Publication information

Source:
Saturday Evening Post
Source type: magazine
Document type: editorial
Document title: “The Vice-Presidency”
Author(s): anonymous
Date of publication: 12 October 1901
Volume number: 174
Issue number: 15
Pagination: 12

 
Citation
“The Vice-Presidency.” Saturday Evening Post 12 Oct. 1901 v174n15: p. 12.
 
Transcription
full text
 
Keywords
vice presidents (fitness for office); presidential succession.
 
Named persons
John Adams; Chester A. Arthur; George Clinton; Millard Fillmore; Thomas Jefferson; Andrew Johnson; Theodore Roosevelt; John Tyler.
 
Document


The Vice-Presidency

THEODORE ROOSEVELT is the fifth Vice-President to succeed to the Chief Magistracy by the death of the elected President. If he lives to complete his term the Presidency will have been administered by men attaining it through such substitution for nearly eighteen out of the 116 years of our constitutional history.
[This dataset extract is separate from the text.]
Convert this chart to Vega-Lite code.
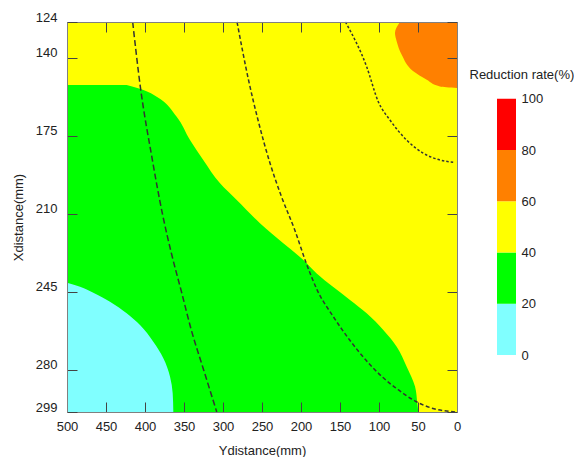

In other words, there are fifteen chances out of a hundred that in any given time the Government may be in the hands of a Vice-President.
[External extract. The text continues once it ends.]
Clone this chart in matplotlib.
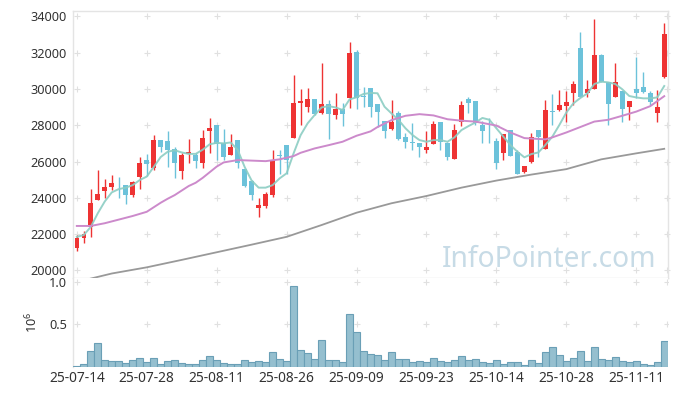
import matplotlib
matplotlib.use('Agg')
import matplotlib.pyplot as plt
import numpy as np

plt.rcParams['font.family'] = ['Noto Sans', 'DejaVu Sans']
plt.rcParams['mathtext.default'] = 'regular'

# daily candles, 85 trading days (25-07-14 .. 25-11-17)
opens = [21250, 21760, 22410, 23900, 24390, 24610, 24760, 24690, 24150, 25160,
         26060, 25620, 27180, 27130, 26690, 25490, 26390, 26340, 25940, 27700,
         28010, 27000, 26380, 27180, 25590, 24920, 23455, 23550, 24150, 26320,
         26910, 27270, 29200, 29020, 29420, 28690, 29150, 28560, 28870, 29480,
         32010, 29620, 30040, 29170, 28230, 27790, 28650, 27350, 27060, 27000,
         26630, 26980, 28170, 27040, 26150, 28190, 29420, 29330, 28010, 27070,
         27130, 26450, 27720, 26500, 25440, 25990, 27730, 26710, 28760, 28840,
         29060, 29790, 32230, 29790, 30010, 31870, 30380, 29570, 29880, 29020,
         29980, 30090, 29750, 28690, 30670]
highs = [21950, 22170, 24460, 25530, 25020, 25240, 25130, 24720, 24920, 26270,
         26390, 27460, 27190, 27680, 26820, 26450, 27220, 26450, 27730, 28380,
         28030, 27770, 27500, 27190, 25600, 24990, 23970, 24320, 26630, 26630,
         26910, 30770, 29980, 30070, 29430, 31450, 29390, 29750, 29240, 32570,
         32140, 30080, 30060, 29180, 28240, 29390, 28780, 27550, 28120, 27010,
         27700, 28250, 28180, 27050, 28040, 29350, 29570, 29340, 28250, 28380,
         27280, 27520, 27720, 26630, 25760, 27550, 27740, 29390, 29720, 29940,
         29900, 30450, 33150, 30490, 33830, 31900, 30390, 31410, 29890, 29340,
         31770, 30950, 29880, 29940, 33650]
lows = [21050, 21530, 21820, 23880, 23970, 24430, 23970, 23640, 24060, 24470,
        25200, 25530, 26500, 25710, 25070, 25020, 25940, 25620, 25620, 26450,
        26080, 26080, 26360, 25620, 24580, 23880, 22960, 23420, 24060, 25310,
        25310, 27270, 28010, 28740, 28560, 28620, 27240, 28320, 27960, 28930,
        28900, 28980, 28460, 27910, 27300, 27730, 27180, 26720, 26630, 26270,
        26450, 26960, 26630, 26060, 26150, 27960, 28670, 28030, 27000, 27000,
        25570, 26080, 26280, 25300, 25350, 25900, 26270, 26700, 28010, 28800,
        28190, 29110, 29560, 29570, 30000, 30390, 28010, 29530, 28190, 28290,
        29480, 29750, 29110, 28190, 30580]
closes = [21790, 21990, 23690, 24190, 24580, 24800, 24740, 24170, 24870, 25900,
          25880, 27180, 26820, 26630, 25940, 26360, 26520, 26030, 27290, 27850,
          26960, 26270, 26800, 25900, 24650, 24150, 23600, 24190, 26080, 26300,
          26080, 29240, 29330, 29420, 28600, 29150, 28600, 28870, 28600, 31960,
          29480, 29580, 28980, 28740, 27690, 28180, 27240, 27090, 27030, 26820,
          26780, 28070, 27090, 26270, 27730, 29110, 29240, 28120, 27700, 27050,
          25930, 27510, 26300, 25310, 25750, 27350, 27370, 28840, 28750, 29110,
          29270, 30270, 29570, 29980, 31870, 30400, 29150, 30380, 28870, 29330,
          29790, 29810, 29260, 28980, 33020]
# volume in millions
volume = [0.012, 0.031, 0.18, 0.275, 0.075, 0.063, 0.063, 0.043, 0.075, 0.098,
          0.055, 0.098, 0.031, 0.063, 0.075, 0.043, 0.031, 0.031, 0.075, 0.126,
          0.075, 0.043, 0.031, 0.031, 0.075, 0.055, 0.063, 0.055, 0.169, 0.086,
          0.063, 0.947, 0.193, 0.157, 0.086, 0.31, 0.075, 0.075, 0.055, 0.617,
          0.405, 0.181, 0.149, 0.138, 0.075, 0.169, 0.086, 0.086, 0.055, 0.063,
          0.055, 0.098, 0.063, 0.055, 0.075, 0.122, 0.075, 0.086, 0.055, 0.043,
          0.075, 0.031, 0.055, 0.055, 0.020, 0.075, 0.043, 0.169, 0.228, 0.138,
          0.063, 0.098, 0.181, 0.063, 0.228, 0.086, 0.075, 0.110, 0.063, 0.055,
          0.063, 0.031, 0.020, 0.055, 0.299]

# moving averages
ma5 = [21850, 21950, 22400, 23150, 23800, 24300, 24480, 24560, 24700, 24980,
       25170, 25700, 26250, 26540, 26620, 26500, 26420, 26420, 26650, 26950,
       27030, 27000, 27050, 26650, 25700, 24950, 24560, 24560, 24700, 25070,
       25350, 26450, 27450, 28100, 28560, 28980, 29050, 28980, 28840, 29420,
       29540, 29720, 29780, 29760, 29020, 28650, 28290, 27830, 27460, 27180,
       27090, 27180, 27180, 27090, 27330, 27730, 27950, 28150, 28400, 28300,
       27830, 27370, 26910, 26540, 26230, 26410, 26500, 26910, 27370, 28010,
       28700, 29200, 29500, 29750, 30270, 30400, 30360, 30270, 29980, 29610,
       29530, 29480, 29480, 29530, 30160]
ma20_idx = [0, 2, 4, 6, 8, 10, 12, 13, 14, 16, 17, 18, 20, 21, 23, 25, 27, 29, 31,
            32, 34, 36, 38, 40, 42, 43, 45, 47, 49, 51, 53, 55, 57, 60, 62, 64,
            67, 68, 70, 72, 74, 76, 78, 80, 82, 84]
ma20_val = [22450, 22450, 22600, 22800, 23000, 23230, 23730, 23950, 24150, 24650,
            24830, 25100, 25720, 25950, 26080, 26050, 26020, 26120, 26300, 26480,
            26720, 26900, 27090, 27420, 27660, 27900, 28280, 28520, 28610, 28540,
            28330, 28250, 28200, 27980, 27600, 27290, 27220, 27330, 27600, 27900,
            28200, 28300, 28520, 28750, 29050, 29600]
ma120_idx = [2, 5, 10, 15, 20, 25, 30, 35, 40, 45, 50, 55, 60, 65, 70, 75, 80, 84]
ma120_val = [19550, 19830, 20170, 20580, 21000, 21420, 21850, 22500, 23180, 23700,
             24100, 24560, 24950, 25280, 25580, 26120, 26450, 26700]

tick_pos = [0, 10, 20, 30, 40, 50, 60, 70, 80]
tick_labels = ['25-07-14', '25-07-28', '25-08-11', '25-08-26', '25-09-09',
               '25-09-23', '25-10-14', '25-10-28', '25-11-11']
price_ticks = [20000, 22000, 24000, 26000, 28000, 30000, 32000, 34000]

UP = '#EE3333'
DOWN = '#6CC2DA'
SPINE = '#e4e4e4'
TXT = '#333333'

fig = plt.figure(figsize=(6.77, 3.96), dpi=100)
ax = fig.add_axes([0.1083, 0.2972, 0.878, 0.6758])
axv = fig.add_axes([0.1083, 0.074, 0.878, 0.2232], sharex=ax)

o = np.array(opens); h = np.array(highs); l = np.array(lows); c = np.array(closes)
x = np.arange(len(o))
col = np.where(c >= o, UP, DOWN)

ax.vlines(x, l, h, colors=col, linewidth=1.0, zorder=2)
ax.bar(x, np.maximum(np.abs(c - o), 45), bottom=np.minimum(o, c), width=0.66,
       color=col, linewidth=0, zorder=3)

ax.plot(x, ma5, color='#8ccdc3', lw=1.4, alpha=0.9, zorder=4)
ax.plot(ma20_idx, ma20_val, color='#cc8acb', lw=1.4, zorder=4)
ax.plot(ma120_idx, ma120_val, color='#999999', lw=1.3, zorder=4)

ax.set_xlim(-0.5, 84.5)
ax.set_ylim(19565, 34310)
ax.set_yticks(price_ticks)
ax.set_yticklabels([str(v) for v in price_ticks])
ax.tick_params(axis='y', length=0, pad=4.5, labelsize=9.2, labelcolor=TXT)
ax.tick_params(axis='x', length=0, labelbottom=False)

# grid shown as small plus marks
gx, gy = np.meshgrid(tick_pos + [84.4], price_ticks)
ax.plot(gx.ravel(), gy.ravel(), ls='none', marker='+', ms=4.5, mew=0.8,
        color='#e0e0e0', zorder=1, clip_on=False)

ax.text(0.62, 0.042, 'InfoPointer.com', transform=ax.transAxes, fontsize=20.3,
        color='#c7dbe6', ha='left', va='baseline', zorder=0)

axv.bar(x, volume, width=1.0, color='#95bfcf', edgecolor='#6a9fb6',
        linewidth=0.8, zorder=3)
axv.set_ylim(0, 1.04)
axv.set_yticks([0.5, 1.0])
axv.set_yticklabels(['0.5', '1.0'])
axv.set_xticks(tick_pos)
axv.set_xticklabels(tick_labels)
axv.tick_params(axis='y', length=0, pad=4.5, labelsize=9.2, labelcolor=TXT)
axv.tick_params(axis='x', length=0, pad=3.2, labelsize=9.9, labelcolor=TXT)
gx2, gy2 = np.meshgrid(tick_pos + [84.4], [0.5, 1.0])
axv.plot(gx2.ravel(), gy2.ravel(), ls='none', marker='+', ms=4.5, mew=0.8,
         color='#e0e0e0', zorder=1)
axv.set_ylabel('$10^6$', fontsize=9.2, color=TXT, labelpad=6)

for a in (ax, axv):
    for s in a.spines.values():
        s.set_color(SPINE)
        s.set_linewidth(1.0)
axv.spines['top'].set_visible(False)
axv.spines['right'].set_visible(False)
axv.spines['bottom'].set_visible(False)

fig.savefig('out.png', dpi=100)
     In reality the chances are much greater. No President died in office before 1841. Of the sixty-four years from that time to 1905, Vice-Presidential administrations will have covered nearly eighteen, or over 27 per cent. The proportion will have been almost precisely the same for the forty years from 1865 to 1905, and will have been over 29 per cent. for the twenty-four years beginning with 1881.
     That is to say, when we elect a Vice-President we ought to do so with an eye to the fact that there is at least one chance in four that we are electing a President.
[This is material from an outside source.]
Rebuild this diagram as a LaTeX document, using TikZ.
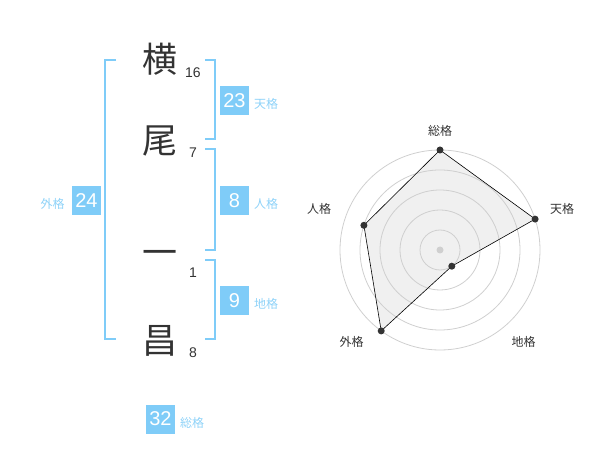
\documentclass[tikz,border=0pt]{standalone}
\usepackage{fontspec}
\setmainfont{Liberation Sans}
\newfontfamily\jp{Noto Sans CJK JP}
\definecolor{kblue}{HTML}{7FCCF8}
\definecolor{klab}{HTML}{8ED2F8}
\definecolor{kdark}{HTML}{333333}
\definecolor{ring}{HTML}{CFCFCF}
\begin{document}
\begin{tikzpicture}[x=1pt,y=-1pt,
  kanji/.style={font=\jp\fontsize{35}{35}\selectfont,text=kdark,inner sep=0pt},
  strokes/.style={font=\fontsize{14}{14}\selectfont,text=kdark,inner sep=0pt},
  valbox/.style={fill=kblue,text=white,minimum width=29pt,minimum height=29pt,inner sep=0pt,font=\fontsize{20}{20}\selectfont},
  lab/.style={text=klab,font=\jp\fontsize{12}{12}\selectfont,inner sep=0pt},
  brk/.style={draw=kblue,line width=2pt},
  rlab/.style={text=kdark,font=\jp\fontsize{12}{12}\selectfont,inner sep=0pt},
  dot/.style={circle,fill=kdark,inner sep=0pt,minimum size=7pt}]
\useasboundingbox (0,0) rectangle (600,470);
% kanji
\node[kanji] (k1) at (160,59) {横};
\node[kanji] (k2) at (160,141) {尾};
\node[kanji] (k3) at (160,258) {一};
\node[kanji] (k4) at (160,341) {昌};
\node[strokes] (s1) at (193,73) {16};
\node[strokes] (s2) at (193,153) {7};
\node[strokes] (s3) at (193,273) {1};
\node[strokes] (s4) at (193,353) {8};
% brackets
\draw[brk] (116,60) -- (105,60) -- (105,339.5) -- (116,339.5);
\draw[brk] (205,60) -- (214.5,60) -- (214.5,139.5) -- (205,139.5);
\draw[brk] (205,149.5) -- (214.5,149.5) -- (214.5,250) -- (205,250);
\draw[brk] (205,260) -- (214.5,260) -- (214.5,339.5) -- (205,339.5);
% value boxes
\node[valbox] (b23) at (234.5,100.5) {23};
\node[lab] (l23) at (266,103.5) {天格};
\node[valbox] (b8) at (234.5,200.5) {8};
\node[lab] (l8) at (266,203.5) {人格};
\node[valbox] (b24) at (86.5,200.5) {24};
\node[lab] (l24) at (52.5,203.5) {外格};
\node[valbox] (b9) at (234.5,300.5) {9};
\node[lab] (l9) at (266,303.5) {地格};
\node[valbox] (b32) at (160.5,419) {32};
\node[lab] (l32) at (192,422.5) {総格};
% radar
\coordinate (c) at (440,250);
\coordinate (p1) at (440,150);
\coordinate (p2) at (535.1,219.1);
\coordinate (p3) at (451.8,266.2);
\coordinate (p4) at (381.2,330.9);
\coordinate (p5) at (363.9,225.3);
\fill[black!6] (p1) -- (p2) -- (p3) -- (p4) -- (p5) -- cycle;
\foreach \r in {20,40,60,80,100} \draw[ring,line width=0.8pt] (c) circle[radius=\r];
\fill[ring] (c) circle[radius=3.5];
\draw[black,line width=0.6pt] (p1) -- (p2) -- (p3) -- (p4) -- (p5) -- cycle;
\foreach \p in {p1,p2,p3,p4,p5} \node[dot] at (\p) {};
\node[rlab] (r1) at (440,130.5) {総格};
\node[rlab] (r2) at (562,208.5) {天格};
\node[rlab] (r3) at (523.5,342) {地格};
\node[rlab] (r4) at (351.5,342) {外格};
\node[rlab] (r5) at (319,208.5) {人格};
\end{tikzpicture}
\end{document}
     Under the system in vogue in the early years of the Republic statesmen of Presidential grade were elected to the Vice-Presidency. John Adams, Thomas Jefferson and George Clinton were all Vice-Presidents. About the time when it began to seem unnecessary to treat the Vice-Presidency seriously, and the office began to be treated as a consolation prize for small-calibred “favorite sons,” the Presidents began to die in office, and the Vice-Presidency began to fulfill the great function which had been designed for it by the framers of the Constitution.
     Of the five Vice-Presidents who have succeeded to the Presidency since 1840, Mr. Roosevelt is the only one, with the possible exception of Fillmore, whose accession has not caused a shock of surprise and disappointment. Mr. Roosevelt is recognized on all sides as a man of Presidential calibre. He was a leading candidate for the next nomination before the dreadful event which prematurely placed the office in his hands. But Arthur, although, as it turned out, he made an excellent President, would never have been considered seriously for that position in advance, and nobody would have thought of nominating Tyler or Johnson for the second place if his accession to the first had been regarded as likely.
     It is quite time that the good example set by the nomination of Roosevelt should be generally followed. If we are to have accidental Presidents a quarter of the time there is no reason why they should be of inferior quality to those who administer the Government for the other three quarters. Let us cease to regard the Vice-Presidency as an office that anybody can consider it beneath his dignity to fill. The greatest statesman we can produce need not regard himself as belittled by accepting a place that has been held by Adams and Jefferson, and that has given five out of its last sixteen holders the control of the Government.